#### [The exercise]
Filter the entries below, keeping every line that has the word "code".

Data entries

^^^^^^^^^^^^^^^^

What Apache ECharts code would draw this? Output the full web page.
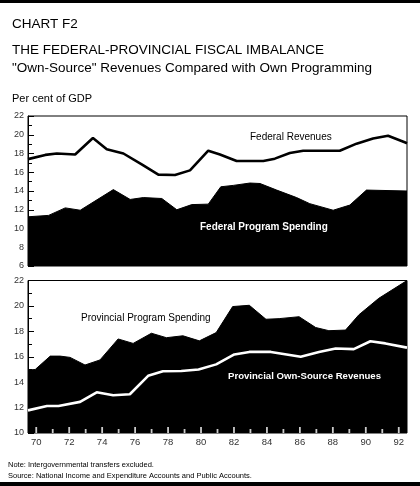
<!DOCTYPE html>
<html lang="en">
<head>
    <meta charset="UTF-8">
    <title>Chart F2</title>
    <script src="https://cdn.jsdelivr.net/npm/echarts@6/dist/echarts.min.js"></script>
    <style>
        body {
            margin: 0;
            background: #fff;
        }
        #main {
            width: 420px;
            height: 486px;
        }
    </style>
</head>
<body>
<div id="main"></div>

<script>
    // values, as [year, per cent of GDP]
    var fedRevenues = [
        [69.5, 17.4], [70.55, 17.85], [71.25, 18.0], [72.36, 17.9], [73.44, 19.65],
        [74.28, 18.45], [75.29, 18.0], [76.4, 16.85], [77.41, 15.75], [78.42, 15.7],
        [79.33, 16.2], [80.44, 18.3], [81.15, 17.9], [82.16, 17.2], [83.78, 17.2],
        [84.48, 17.45], [85.39, 18.05], [86.2, 18.3], [88.42, 18.3], [89.44, 19.05],
        [90.44, 19.6], [91.35, 19.9], [92.36, 19.2], [92.5, 19.1]
    ];
    var fedSpending = [
        [69.5, 11.25], [70.75, 11.4], [71.76, 12.2], [72.67, 11.95], [74.68, 14.15],
        [75.7, 13.1], [76.5, 13.3], [77.62, 13.2], [78.53, 12.0], [79.44, 12.55],
        [80.44, 12.6], [81.2, 14.45], [81.96, 14.6], [82.97, 14.85], [83.58, 14.8],
        [84.59, 14.1], [85.8, 13.3], [86.6, 12.65], [88.02, 11.95], [89.03, 12.5],
        [90.04, 14.1], [92.5, 14.0]
    ];
    var provSpending = [
        [69.5, 14.95], [69.94, 15.0], [70.85, 16.05], [71.45, 16.05], [72.05, 15.95],
        [72.96, 15.35], [73.87, 15.75], [74.97, 17.4], [75.88, 17.05], [76.99, 17.85],
        [77.9, 17.5], [78.9, 17.65], [79.9, 17.25], [80.92, 17.9], [81.92, 19.95],
        [82.93, 20.05], [83.94, 18.95], [84.74, 19.0], [85.95, 19.15], [86.96, 18.3],
        [87.76, 18.05], [88.77, 18.1], [89.58, 19.3], [90.79, 20.6], [92.5, 22.0]
    ];
    var provRevenues = [
        [69.5, 11.78], [70.65, 12.12], [71.35, 12.12], [72.66, 12.45], [73.67, 13.2],
        [74.67, 12.97], [75.68, 13.05], [76.79, 14.5], [77.69, 14.86], [78.8, 14.88],
        [79.85, 15.0], [80.92, 15.4], [82.02, 16.18], [82.93, 16.38], [84.24, 16.38],
        [86.05, 16.0], [87.16, 16.38], [88.17, 16.65], [89.27, 16.6], [90.28, 17.22],
        [91.19, 17.05], [92.5, 16.72]
    ];
    var yearLabels = ['70', '71', '72', '73', '74', '75', '76', '77', '78', '79', '80',
        '81', '82', '83', '84', '85', '86', '87', '88', '89', '90', '91', '92'];

    var FONT = 'Liberation Sans, Arial, sans-serif';

    function txt(text, left, top, size, opts) {
        opts = opts || {};
        return {
            text: text,
            left: left,
            top: top,
            padding: 0,
            textStyle: {
                fontFamily: FONT,
                fontSize: size,
                lineHeight: Math.round(size * 1.2),
                fontWeight: opts.bold ? 'bold' : 'normal',
                color: opts.color || '#000'
            }
        };
    }

    function yAxis(gridIndex, min) {
        return {
            type: 'value',
            gridIndex: gridIndex,
            min: min,
            max: 22,
            interval: 2,
            axisLine: {show: true, lineStyle: {color: '#000', width: 1}},
            axisTick: {show: true, inside: true, length: 6, lineStyle: {color: '#000'}},
            minorTick: {show: true, splitNumber: 2, length: 4, lineStyle: {color: '#000'}},
            axisLabel: {fontFamily: FONT, fontSize: 9, color: '#333', margin: 4},
            splitLine: {show: false}
        };
    }

    // hidden value axis the series are drawn on
    function dataX(gridIndex) {
        return {
            type: 'value', gridIndex: gridIndex, min: 69.5, max: 92.5,
            position: 'bottom',
            show: false
        };
    }

    // white year ticks inside the black area, drawn as a series so they sit on top
    function yearTicks(major) {
        return {
            type: 'scatter',
            xAxisIndex: 1, yAxisIndex: 1,
            silent: true,
            clip: false,
            symbol: 'rect',
            symbolSize: [1.8, major ? 6 : 4],
            symbolOffset: [0, '-50%'],
            itemStyle: {color: '#fff'},
            data: yearLabels.map(Number)
                .filter(function (y) { return (y % 2 === 0) === major; })
                .map(function (y) { return [y, 10]; }),
            z: 5
        };
    }

    var chart = echarts.init(document.getElementById('main'));

    chart.setOption({
        animation: false,
        backgroundColor: '#fff',
        title: [
            txt('CHART F2', 12, 16, 13.5),
            txt('THE FEDERAL-PROVINCIAL FISCAL IMBALANCE', 12, 42, 13.5),
            txt('"Own-Source" Revenues Compared with Own Programming', 12, 60.5, 13.5),
            txt('Per cent of GDP', 12, 92, 11),
            txt('Federal Revenues', 250, 131.7, 10),
            txt('Federal Program Spending', 200, 221.7, 10, {bold: true, color: '#fff'}),
            txt('Provincial Program Spending', 81, 312.3, 10),
            txt('Provincial Own-Source Revenues', 228, 370.7, 9.6, {bold: true, color: '#fff'}),
            txt('Note: Intergovernmental transfers excluded.', 8, 460.5, 7.5),
            txt('Source: National Income and Expenditure Accounts and Public Accounts.', 8, 471, 7.5)
        ],
        graphic: [
            {type: 'rect', left: 0, top: 0, shape: {width: 420, height: 3}, style: {fill: '#000'}},
            {type: 'rect', left: 0, top: 482, shape: {width: 420, height: 4}, style: {fill: '#000'}}
        ],
        grid: [
            {left: 28, right: 13, top: 116, height: 150, show: true, borderColor: '#000', borderWidth: 1},
            {left: 28, right: 13, top: 280.5, height: 152.5, show: true, borderColor: '#000', borderWidth: 1}
        ],
        xAxis: [
            dataX(0),
            dataX(1),
            {
                // year labels: one band per year, label at band centre
                type: 'category',
                gridIndex: 1,
                position: 'bottom',
                data: yearLabels,
                boundaryGap: true,
                axisLine: {show: false},
                axisTick: {show: false},
                axisLabel: {
                    interval: 1,
                    fontFamily: FONT,
                    fontSize: 9.5,
                    color: '#333',
                    margin: 4
                }
            }
        ],
        yAxis: [
            yAxis(0, 6),
            yAxis(1, 10)
        ],
        series: [
            {
                name: 'Federal Program Spending',
                type: 'line',
                xAxisIndex: 0, yAxisIndex: 0,
                data: fedSpending,
                showSymbol: false,
                lineStyle: {color: '#000', width: 1},
                areaStyle: {color: '#000', opacity: 1, origin: 'start'}
            },
            {
                name: 'Federal Revenues',
                type: 'line',
                xAxisIndex: 0, yAxisIndex: 0,
                data: fedRevenues,
                showSymbol: false,
                lineStyle: {color: '#000', width: 2.6}
            },
            {
                name: 'Provincial Program Spending',
                type: 'line',
                xAxisIndex: 1, yAxisIndex: 1,
                data: provSpending,
                showSymbol: false,
                lineStyle: {color: '#000', width: 1},
                areaStyle: {color: '#000', opacity: 1, origin: 'start'}
            },
            {
                name: 'Provincial Own-Source Revenues',
                type: 'line',
                xAxisIndex: 1, yAxisIndex: 1,
                data: provRevenues,
                showSymbol: false,
                lineStyle: {color: '#fff', width: 2.6}
            },
            yearTicks(true),
            yearTicks(false)
        ]
    });
</script>

</body>
</html>
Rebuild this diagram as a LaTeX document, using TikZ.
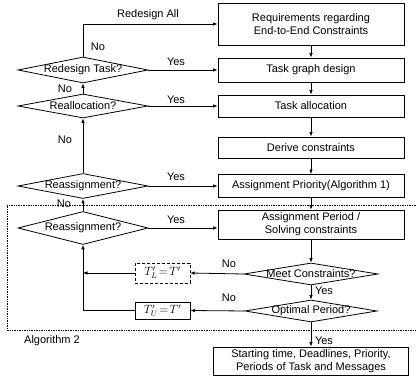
\documentclass[tikz,border=0pt]{standalone}
\usepackage{fontspec}
\setmainfont{Liberation Sans}
\usetikzlibrary{shapes.geometric,arrows.meta}
\begin{document}
\begin{tikzpicture}[x=1pt,y=-1pt,
  font=\fontsize{11}{13}\selectfont,
  box/.style={draw,line width=0.8pt,rectangle,minimum width=186pt,align=center,inner sep=0pt},
  dia/.style={draw,line width=0.8pt,diamond,inner sep=0pt},
  tbox/.style={draw,rectangle,minimum width=55pt,inner sep=0pt},
  arr/.style={line width=0.8pt,-{Latex[length=4.5pt,width=3.5pt]}},
  lbl/.style={inner sep=0pt}]
\useasboundingbox (0,0) rectangle (416,387);
% right column
\node[box,minimum height=42pt] (req) at (311,24) {Requirements regarding\\End-to-End Constraints};
\node[box,minimum height=24pt] (tg) at (311,70) {Task graph design};
\node[box,minimum height=22pt] (ta) at (311,106) {Task allocation};
\node[box,minimum height=21pt] (dc) at (311,147.5) {Derive constraints};
\node[box,minimum height=23pt] (ap) at (311,186) {Assignment Priority(Algorithm 1)};
\node[box,minimum height=29pt] (apd) at (311,224.5) {Assignment Period /\\Solving constraints};
\node[dia,minimum width=134pt,minimum height=22pt,label={center:Meet Constraints?}] (meet) at (311,274) {};
\node[dia,minimum width=132pt,minimum height=22pt,label={center:Optimal Period?}] (opt) at (311,311) {};
\node[box,minimum width=195pt,minimum height=28pt] (fin) at (311,361) {Starting time, Deadlines, Priority,\\Periods of Task and Messages};
% left column
\node[dia,minimum width=130pt,minimum height=26pt,label={center:Redesign Task?}] (rt) at (83,70) {};
\node[dia,minimum width=130pt,minimum height=24pt,label={center:Reallocation?}] (ra) at (83,106) {};
\node[dia,minimum width=130pt,minimum height=25pt,label={center:Reassignment?}] (rs1) at (83,186) {};
\node[dia,minimum width=130pt,minimum height=33pt,label={center:Reassignment?}] (rs2) at (83,228) {};
\node[tbox,densely dashed,minimum height=20pt,font=\fontsize{12}{13}\selectfont] (tl) at (162.5,273) {$T'_L\!=\!T'$};
\node[tbox,line width=0.7pt,minimum height=17pt,font=\fontsize{12}{13}\selectfont] (tu) at (162.5,310.5) {$T'_U\!=\!T'$};
% dotted frame
\draw[densely dotted,line width=0.7pt] (416,205) -- (7,205) -- (7,330) -- (416,330);
% main flow
\draw[arr] (req) -- (tg);
\draw[arr] (tg) -- (ta);
\draw[arr] (ta) -- (dc);
\draw[arr] (dc) -- (ap);
\draw[arr] (ap) -- (apd);
\draw[arr] (apd) -- (meet);
\draw[arr] (meet) -- (opt);
\draw[arr] (opt) -- (fin);
% left decisions
\draw[arr] (rt.north) |- (req.west);
\draw[arr] (rt.east) -- (tg.west);
\draw[arr] (ra.north) -- (rt.south);
\draw[arr] (ra.east) -- (ta.west);
\draw[arr] (rs1.north) -- (ra.south);
\draw[arr] (rs1.east) -- (ap.west);
\draw[arr] (rs2.north) -- (rs1.south);
\draw[arr] (rs2.east) -- (rs2.east -| apd.west);
\draw[arr] (meet.west) -- (tl.east);
\draw[arr] (opt.west) -- (tu.east);
\coordinate (lp) at (rs2.south |- tu.west);
\draw[arr,line width=0.6pt] (tl.west) -- (tl.west -| rs2.south);
\draw[arr,line width=0.6pt] (tu.west) -- (lp) -- (rs2.south);
% labels
\node[lbl] (l1) at (148,15) {Redesign All};
\node[lbl] (l2) at (98,47) {No};
\node[lbl] (l3) at (176,62) {Yes};
\node[lbl] (l4) at (65,89) {No};
\node[lbl] (l5) at (176,100) {Yes};
\node[lbl] (l6) at (65,140) {No};
\node[lbl] (l7) at (176,177) {Yes};
\node[lbl] (l8) at (64,204) {No};
\node[lbl] (l9) at (176,220) {Yes};
\node[lbl] (l10) at (229,264) {No};
\node[lbl] (l11) at (229,298) {No};
\node[lbl] (l12) at (324,291) {Yes};
\node[lbl] (l13) at (324,341) {Yes};
\node[lbl] (l14) at (52,341) {Algorithm 2};
\end{tikzpicture}
\end{document}
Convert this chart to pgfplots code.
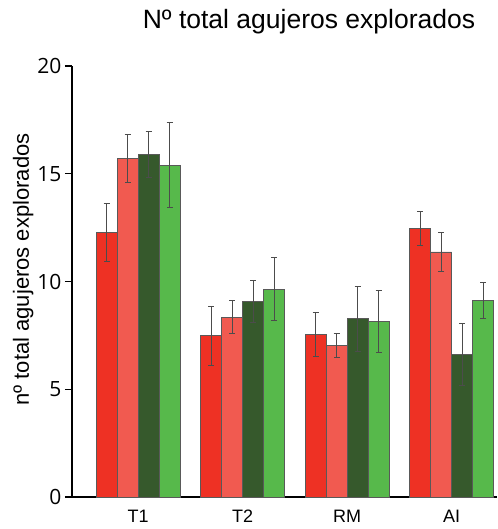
\documentclass[border=0pt]{standalone}
\usepackage{pgfplots}
\pgfplotsset{compat=1.18}
\usepackage{fontspec}
\setmainfont{Liberation Sans}
\newfontfamily\opensans{Open Sans}
\definecolor{cA}{HTML}{EE3124}
\definecolor{cB}{HTML}{F15A50}
\definecolor{cC}{HTML}{36592C}
\definecolor{cD}{HTML}{57B94B}
\begin{document}
\begin{tikzpicture}
\useasboundingbox (-72pt,-32pt) rectangle (425pt,497pt);
\begin{axis}[
  at={(0,0)}, anchor=south west,
  scale only axis, width=425pt, height=431pt,
  xmin=-0.6316, xmax=3.435, ymin=0, ymax=20,
  axis x line*=bottom, axis y line*=left,
  axis line style={line width=1.1pt, black},
  ytick={0,5,10,15,20},
  tick align=outside, major tick length=7pt,
  ytick style={line width=1.1pt, black},
  xtick={0,1,2,3}, xticklabels={T1,T2,RM,AI},
  xtick style={draw=none},
  xticklabel style={font=\fontsize{18}{18}\selectfont, anchor=base, yshift=-18.7pt},
  yticklabel style={font=\opensans\fontsize{21}{21}\selectfont},
  /pgf/number format/assume math mode=true,
  ybar=0pt, bar width=21pt,
  clip=false,
  error bars/y dir=both, error bars/y explicit,
  error bars/error bar style={line width=0.8pt, black!70},
  error bars/error mark options={rotate=90, mark size=3pt, line width=0.8pt, black!70},
]
\addplot[fill=cA, draw=black!65, line width=0.7pt] coordinates {
  (0,12.26) +- (0,1.35)
  (1,7.49) +- (0,1.37)
  (2,7.55) +- (0,1.03)
  (3,12.45) +- (0,0.78)
};
\addplot[fill=cB, draw=black!65, line width=0.7pt] coordinates {
  (0,15.72) +- (0,1.1)
  (1,8.35) +- (0,0.76)
  (2,7.04) +- (0,0.54)
  (3,11.37) +- (0,0.91)
};
\addplot[fill=cC, draw=black!65, line width=0.7pt] coordinates {
  (0,15.9) +- (0,1.07)
  (1,9.09) +- (0,0.97)
  (2,8.27) +- (0,1.52)
  (3,6.62) +- (0,1.44)
};
\addplot[fill=cD, draw=black!65, line width=0.7pt] coordinates {
  (0,15.4) +- (0,1.97)
  (1,9.64) +- (0,1.46)
  (2,8.15) +- (0,1.45)
  (3,9.11) +- (0,0.83)
};
\end{axis}
\node[rotate=90, anchor=base, font=\fontsize{22}{22}\selectfont] at (-43pt,227.5pt) {nº total agujeros explorados};
\node[anchor=base, font=\fontsize{26.5}{26.5}\selectfont] at (237pt,468.7pt) {Nº total agujeros explorados};
\end{tikzpicture}
\end{document}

^^^^^^^^^^^^^^^^

#### [Reply to the task]
What Apache ECharts code would draw this? Output the full web page.
Convert this chart to pgfplots code.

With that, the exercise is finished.